Guatemala's executive secretariat of the of the National Coordinator for Disaster Response (CONRED) has opened a Rapid Response Facility (CRI, for its Spanish acronym) in the southern department of Escuintla, serving an area that's home to 2.6 million and prone to flooding and landslides.
The facility, located near the capital, was built on 12,797.61 square meters of land provided by the Ministry of National Defense. The United States Southern Command (SOUTHCOM) also contributed to the effort, donating $96,000 in equipment and funds to the CRI. That figure includes $60,000 worth of personal protective equipment for 60 members of the CONRED’s Emergency Response Team (ERI), who will also receive new and updated supplies; the rest of the funds will go towards acquiring other equipment and tools that ERI members will use to provide humanitarian assistance for those affected by natural disasters such as hurricanes, earthquakes, and floods.
Opened on August 18, the CRI features an asphalt parking lot with a capacity for 30 vehicles and two parking areas for trucks in the platform area of the main warehouse, a 441-square-meter warehouse, two bathrooms, an administrative office, and a communications office. All of these host pre-positioned human assistance equipment that the ERI will use in the six departments that comprise CONRED Region II: Escuintla, which is the regional headquarters; Sacatepeque; Chimaltenango; Jalapa; Jutiapa; and Santa Rosa.
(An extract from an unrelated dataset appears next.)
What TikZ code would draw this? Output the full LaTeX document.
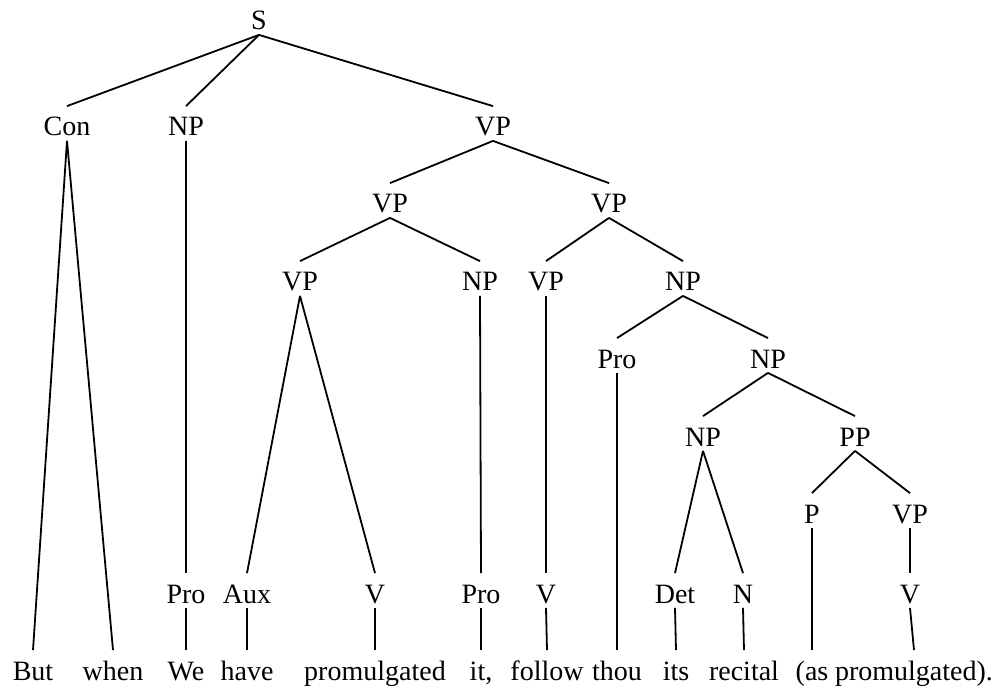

CONRED responds quickly to emergencies
CRIs are positioned in strategic locations throughout Guatemala, allowing for quick responses to emergencies, explained Guatemalan Minister of Defense, Brigadier General William Mansilla.
“Guatemala is a country with many hazards and we must be prepared for any situation that may occur,” said CONRED Executive Director Alejandro Maldonado Lutomirsky. Consequently, “given that we are aware of this, we keep the different Rapid Response Facilities supplied nationwide.”
Authorities plan on building another five CRIs throughout the country, increasing the total number to 30. “It’s part of a program to better serve the population.”
CONRED spokesman David de León echoed those remarks, adding that the donated equipment will aid in their mission. “This will allow assistance to arrive more rapidly when something happens in this region.”
CONRED formed to bolster emergency response
Guatemalan authorities formed CONRED in a response to Hurricane Stan, which impacted 15 departments in October 2005, as its floods and mudslides killed 1,500 people, left as many as 3,000 people unaccounted for, and caused $50 million in crop damage. Its approach of preparing to respond quickly to emergencies is crucial, according to Vinicio Sarazúa, a spokesperson for the Guatemalan Red Cross.
“Preparation is key to reducing the impact of disasters.”